The fierceness of the album’s opening quad retreats into the sullen acoustics of “Run Dry”, perhaps the most surprising track on the record. Opting for a simple acoustic guitar and a spare vocal melody, instead of their usual complex electric instrumentation, the song moves like an embittered lullaby: “Weep until you drown/ until you run dry.”
“Run Dry” functions like a pivot for the record, marking a departure from the raw brutality of the first half, and a movement into lush soundscapes. With two transitional tracks, “Equal Night” and “Aeternum Vale”, the second half could feel unbalanced, but even these tracks convey unique tonal interventions, as evidenced by the latter’s slackened flamenco feel.
With a piano and glockenspiel twinkling around a cymbal heavy procession, “Sad Heart of Mine” achieves Sigur Rós-like transcendence. “Darkfield” poses alternative percussion rhythms against electronic pulses, charting out a sonic space somewhere between El Ten Eleven, 65daysofstatic, and Mogwai.
The album’s titular closing track is its most breathtaking.
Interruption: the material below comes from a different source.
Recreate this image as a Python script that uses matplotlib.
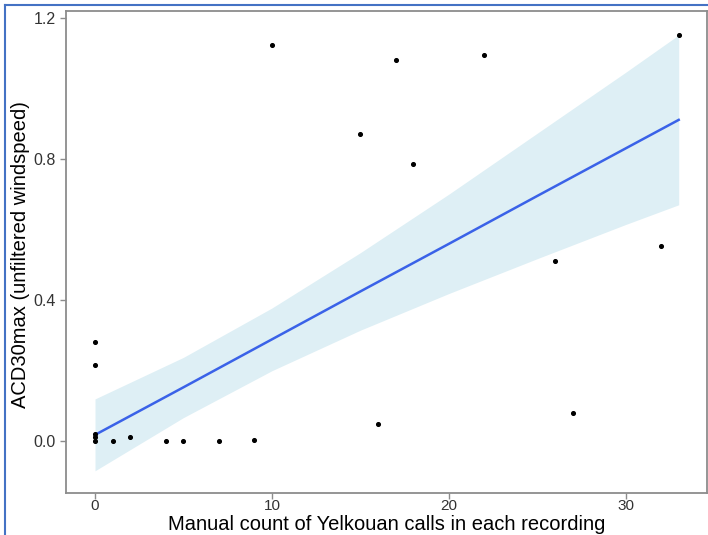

An 11-minute opus, “Dust and Disquiet” stretches its climactic ascension across permutations of guitar shimmer. Rising out of iridescent interludes and denouements, the song finds its crescendo and cathartic release.
Altogether, Dust and Disquiet reclaims and reinterprets the radical impulse of originary post-rock. Its richly textured layers and its rhythmic and timbral experimentation offer new paradigms for writing instrumental music, both in scope and in intricacy. If Waking Season meant to reawaken the stagnating genre of post-rock, Dust and Disquiet fully realizes this return to life. Or to echo the refrain in “Run Dry”, “We’re wide awake now.”